Die SPD-Vorsitzende Saskia Esken ließ gleichwohl Zweifel erkennen, ob die Koalition bis zum regulären Wahltermin am 28. September 2025 hält. „Niemand will im Augenblick eine Prognose wagen, wann genau die nächste Bundestagswahl stattfindet. In der Koalition, das ist nicht von der Hand zu weisen, brennt gerade die Hütte“, sagte sie bei einer SPD-Veranstaltung in Hamburg.
Lindners Forderungen lehnte sie klar ab: „Durch die Bank sind diese Punkte, die er dort aufgezählt hat, in der Koalition nicht zu verwirklichen.“ Co-SPD-Chef Lars Klingbeil bekräftigte, wenn es darum gehe, „die Reichen werden jetzt reicher“ und die arbeitende Mitte solle weniger Lohn haben, länger arbeiten und später weniger Rente bekommen, werde die SPD „an keiner Stelle mitmachen“.
Der Bewerber für den Grünen-Vorsitz, Felix Banaszak, verglich die Ampel-Koalition mit einer Ehe im Trennungsjahr. Im ZDF sagte er: „Die Liebe kommt nicht wieder, aber man hat noch Verantwortung für die Kinder. Und ich finde, dieser Verantwortung sollte man erst mal gerecht werden.“

Klingbeil erinnerte die Koalition an ihre Verantwortung. „Ich merke, dass gerade in diesen Tagen das politische Berlin supernervös ist und viel spekuliert wird, wie es weitergeht“, sagte er der „Augsburger Allgemeinen“. „Aber genau das ist es, was die Menschen in diesem Land nervt. Mich übrigens auch“, fügte er hinzu. Viele Menschen hätten angesichts der Wirtschaftslage Sorgen oder sähen sogar ihren Arbeitsplatz gefährdet.

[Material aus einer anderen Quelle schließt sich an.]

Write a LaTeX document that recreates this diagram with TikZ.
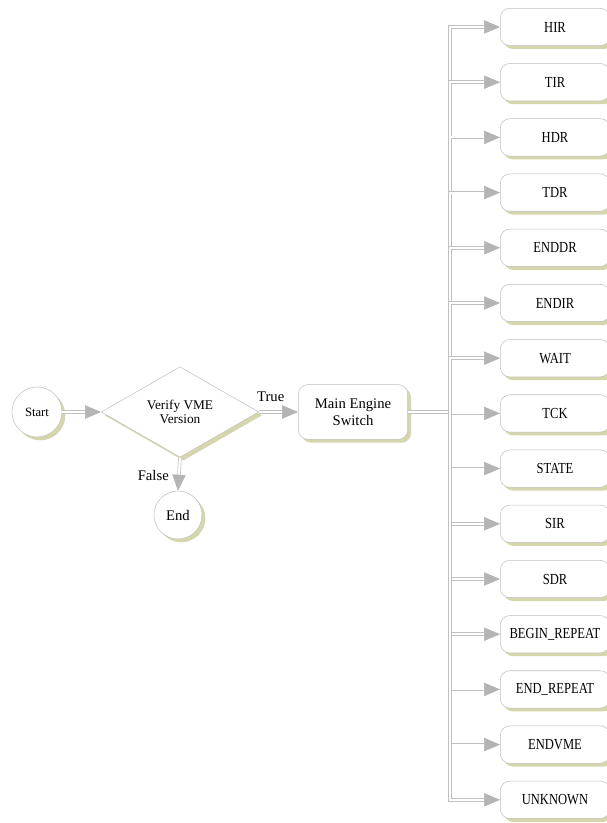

„Und da wollen sie eine Regierung sehen, die sich nicht jeden Tag um sich selbst dreht, sondern die alles dafür tut, um diese Arbeitsplätze zu retten“, betonte Klingbeil. „Ich bin da mehr bei meinem FDP-Kollegen Volker Wissing: Regieren ist nicht einfach, aber wir tragen eine Verantwortung, dass es gelingt.“
Bundesverkehrsminister Wissing hatte sich am Freitag in einem Gastbeitrag für die „Frankfurter Allgemeinen Zeitung“ für den Verbleib seiner Partei in der Koalition ausgesprochen. Kurz darauf wurde Lindners Wirtschaftspapier bekannt.
Darin fordert der FDP-Chef eine „Wirtschaftswende“ mit einer „teilweise grundlegenden Revision politischer Leitentscheidungen“. Konkret ist von einem sofortigen Moratorium zum Stopp aller neuen Regulierungen die Rede. Weiter heißt es, als Sofortmaßnahme sollte der Solidaritätszuschlag für alle entfallen, und nationale Klimaziele müssten durch europäische ersetzt werden.

Das Papier enthalte Vorschläge, die zum Teil wörtlich aus Anträgen übernommen seien, die die Unionsfraktion in den vergangenen zwei Jahren in den Bundestag eingebracht hätte, schreibt CDU-Chef und Unionskanzlerkandidat Friedrich Merz in seinem E-Mail-Newsletter „MerzMail“. „Über Einzelheiten mag man diskutieren, aber die Vorschläge gehen in die richtige Richtung. Sie sind insgesamt auf die Stärkung der Wettbewerbsfähigkeit unserer Volkswirtschaft ausgerichtet und damit im Kern und zutreffend angebotsorientierte Wirtschaftspolitik.“
„Der Finanzminister hat ein mutiges Papier vorgelegt, das die desaströse Lage unserer Wirtschaft schonungslos analysiert und grundsätzlich die richtigen angebotspolitischen Antworten gibt“, sagte der Parlamentarische Geschäftsführer der Unionsfraktion, Thorsten Frei (CDU), der Deutschen Presse-Agentur.
Allerdings seien Lindners Vorschläge „das glatte Gegenteil von dem, was die Ampel seit drei Jahren macht“ und nicht in Einklang zu bringen mit den „schuldenfinanzierten Staatsfonds-Ideen“ von Wirtschaftsminister Robert Habeck (Grüne), so Frei. Vielmehr sei Lindners nun bekanntgewordenes Papier eine „Kampfansage an die Grünen“.